In the military’s acronym-packed lingo, SGLI stands for “Service Members Group Life Insurance,” and according to the U.S. Department of Veterans Affairs, it is a “program that provides low-cost term life insurance coverage to eligible service members.”
Troops that are eligible for SGLI are active duty in any of the service branches; commissioned members of the National Oceanic and Atmospheric Administration or the U.S. Public Health Service; cadets, or midshipmen of a U.S. military academy; members, cadets, or midshipmen of an ROTC unit and engaged in authorized training or practice cruises; a member of the reserve or National Guard and are scheduled to attend a minimum of 12 periods of inactive training per year; or a service member who volunteers for mobilization in the Individual Ready Reserve.

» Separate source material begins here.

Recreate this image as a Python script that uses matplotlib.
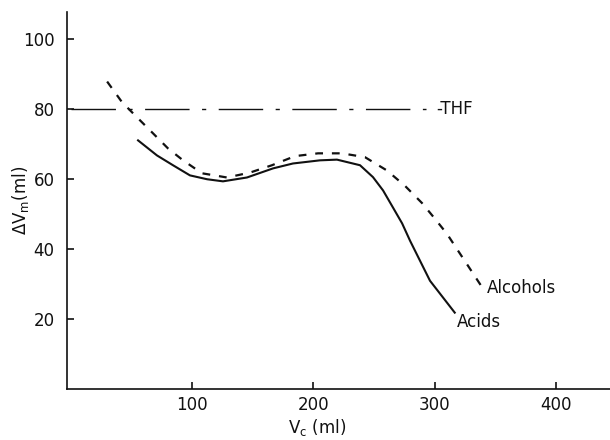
import matplotlib
matplotlib.use("Agg")
import matplotlib.pyplot as plt

plt.rcParams.update({"font.family": "DejaVu Sans", "font.size": 12,
                     "mathtext.default": "regular"})

# ---- elution data ----
VC_ACIDS = [55.5, 71.1, 84.3, 98.3, 112.4, 125.5, 145.3, 166.8, 183.2, 205.5,
            219.5, 238.5, 249.2, 257.5, 265.7, 273.2, 279.8, 288.0, 296.2,
            304.5, 316.6]
DV_ACIDS = [71.0, 66.7, 63.9, 61.0, 59.9, 59.3, 60.4, 63.0, 64.4, 65.3,
            65.5, 63.9, 60.5, 56.7, 51.8, 47.3, 42.3, 36.6, 30.9, 27.2, 21.8]

VC_ALC = [30.0, 42.3, 54.6, 67.0, 80.2, 92.6, 108.2, 128.8, 147.8, 165.9,
          184.9, 203.9, 223.6, 242.6, 260.7, 275.6, 289.6, 300.3, 310.2,
          319.3, 327.5, 338.3]
DV_ALC = [87.8, 81.9, 77.6, 73.3, 68.7, 65.3, 61.6, 60.4, 61.8, 63.9, 66.5,
          67.3, 67.3, 66.2, 62.4, 58.0, 53.1, 48.6, 44.3, 39.5, 35.2, 29.5]

VC_THF = [0, 293]
DV_THF = [80, 80]

XTICKS = [100, 200, 300, 400]
YTICKS = [20, 40, 60, 80, 100]

fig = plt.figure(figsize=(6.1, 4.4), dpi=100)
ax = fig.add_axes([0.110, 0.116, 0.890, 0.857])
ink = "#111111"

ax.plot(VC_THF, DV_THF, color=ink, lw=1.0, linestyle=(0, (32, 9, 3, 9)))
ax.plot(VC_ALC, DV_ALC, color=ink, lw=1.6, linestyle=(0, (3.5, 4)))
ax.plot(VC_ACIDS, DV_ACIDS, color=ink, lw=1.5)

ax.text(301, 80, "-THF", va="center", ha="left", color=ink)
ax.text(343, 28.7, "Alcohols", va="center", ha="left", color=ink)
ax.text(318.5, 19.0, "Acids", va="center", ha="left", color=ink)

ax.set_xlim(-3, 444.6)
ax.set_ylim(0, 107.7)
ax.set_xticks(XTICKS)
ax.set_yticks(YTICKS)
for s in ("top", "right"):
    ax.spines[s].set_visible(False)
for s in ("left", "bottom"):
    ax.spines[s].set_linewidth(1.2)
    ax.spines[s].set_color(ink)
ax.tick_params(axis="both", direction="in", length=5, width=1.2, colors=ink)
ax.tick_params(axis="y", pad=9)
ax.tick_params(axis="x", pad=5)

ax.set_xlabel("V$_c$ (ml)", color=ink)
ax.xaxis.set_label_coords(0.46, -0.074)
ax.set_ylabel(r"$\Delta$V$_m$(ml)", color=ink)
ax.yaxis.set_label_coords(-0.066, 0.5)

fig.savefig("out.png", dpi=100)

Service members who are eligible for SGLI are automatically enrolled at the maximum rate of $400,000, though they may choose to decline or lower their coverage and make changes to it.

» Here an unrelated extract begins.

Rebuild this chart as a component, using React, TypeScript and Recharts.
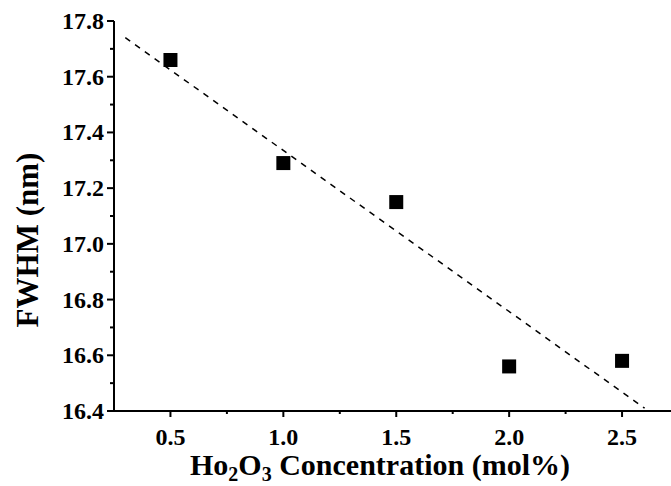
import React from "react";
import { ScatterChart, Scatter, XAxis, YAxis } from "recharts";

const concentration = [0.5, 1.0, 1.5, 2.0, 2.5];
const fwhm = [17.66, 17.29, 17.15, 16.56, 16.58];

// dashed linear fit, end points
const fitX = [0.3, 2.6];
const fitY = [17.74, 16.41];

const xMajorTicks = [0.5, 1.0, 1.5, 2.0, 2.5];
const xMinorTicks = [0.75, 1.25, 1.75, 2.25];
const yMajorTicks = [16.4, 16.6, 16.8, 17.0, 17.2, 17.4, 17.6, 17.8];
const yMinorTicks = [16.5, 16.7, 16.9, 17.1, 17.3, 17.5, 17.7];

const points = concentration.map((x, i) => ({ x, y: fwhm[i] }));
const fitLine = fitX.map((x, i) => ({ x, y: fitY[i] }));

const FONT = "'Liberation Serif', 'Times New Roman', serif";

function isMajor(list: number[], v: number) {
  return list.some((t) => Math.abs(t - v) < 1e-6);
}

function XTick(props: any) {
  const { x, y, payload } = props;
  const major = isMajor(xMajorTicks, payload.value);
  return (
    <g>
      <line x1={x} y1={y} x2={x} y2={y + (major ? 6 : 3)} stroke="#000" strokeWidth={2} />
      {major && (
        <text x={x} y={y + 34} textAnchor="middle" fontFamily={FONT} fontWeight="bold" fontSize={24} fill="#000">
          {payload.value.toFixed(1)}
        </text>
      )}
    </g>
  );
}

function YTick(props: any) {
  const { x, y, payload } = props;
  const major = isMajor(yMajorTicks, payload.value);
  return (
    <g>
      <line x1={x} y1={y} x2={x - (major ? 7 : 4)} y2={y} stroke="#000" strokeWidth={2} />
      {major && (
        <text x={x - 10} y={y + 8} textAnchor="end" fontFamily={FONT} fontWeight="bold" fontSize={24} fill="#000">
          {payload.value.toFixed(1)}
        </text>
      )}
    </g>
  );
}

function Square(props: any) {
  const { cx, cy } = props;
  return <rect x={cx - 7} y={cy - 7} width={14} height={14} fill="#000" />;
}

export default function App() {
  return (
    <div style={{ position: "absolute", left: 0, top: 0, width: 671, height: 486, overflow: "hidden", background: "#fff" }}>
      <ScatterChart width={700} height={486} margin={{ top: 21, right: 21.5, bottom: 0, left: 0 }}>
        <XAxis
          type="number"
          dataKey="x"
          domain={[0.25, 2.75]}
          ticks={[...xMajorTicks, ...xMinorTicks].sort((a, b) => a - b)}
          interval={0}
          tickSize={0}
          tickMargin={0}
          tickLine={false}
          tick={<XTick />}
          axisLine={{ stroke: "#000", strokeWidth: 2 }}
          height={75}
        />
        <XAxis
          xAxisId="top"
          orientation="top"
          type="number"
          dataKey="x"
          domain={[0.25, 2.75]}
          tick={false}
          tickLine={false}
          axisLine={{ stroke: "#000", strokeWidth: 2 }}
          height={0}
        />
        <YAxis
          type="number"
          dataKey="y"
          domain={[16.4, 17.8]}
          ticks={[...yMajorTicks, ...yMinorTicks].sort((a, b) => a - b)}
          interval={0}
          tickSize={0}
          tickMargin={0}
          tickLine={false}
          tick={<YTick />}
          axisLine={{ stroke: "#000", strokeWidth: 2 }}
          width={114}
        />
        <Scatter
          data={fitLine}
          line={{ stroke: "#000", strokeWidth: 1.5, strokeDasharray: "6 6" }}
          shape={() => <g />}
          isAnimationActive={false}
        />
        <Scatter data={points} shape={<Square />} isAnimationActive={false} />
      </ScatterChart>
      <div
        style={{
          position: "absolute",
          left: 0,
          width: 760,
          top: 450,
          textAlign: "center",
          fontFamily: FONT,
          fontWeight: "bold",
          fontSize: 30,
          lineHeight: "30px",
          whiteSpace: "nowrap",
        }}
      >
        Ho<span style={{ fontSize: 20, position: "relative", top: 6 }}>2</span>O
        <span style={{ fontSize: 20, position: "relative", top: 6 }}>3</span> Concentration (mol%)
      </div>
      <div
        style={{
          position: "absolute",
          left: 27,
          top: 240,
          transform: "translate(-50%, -50%) rotate(-90deg)",
          fontFamily: FONT,
          fontWeight: "bold",
          fontSize: 31,
          lineHeight: "31px",
          whiteSpace: "nowrap",
        }}
      >
        FWHM (nm)
      </div>
    </div>
  );
}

Service members retain their SGLI coverage for 120 days after separation from the service, though completely disabled veterans may extend that coverage for a maximum of two years after separation.
Reserve members who do not qualify for coverage are allotted “part-time” coverage.
So why do you need SGLI anyway?
Being a service member is obviously a high risk job. High risk jobs, according to CheatSheet, can cost as much as $2000 extra annually for life insurance companies, which is roughly 500 percent more than you’ll pay through your SGLI.
The bottom line is that SGLI is incredibly inexpensive, at just $29 a month, and it’s worth it for your family to have some peace of mind should something happen to you in the line of duty.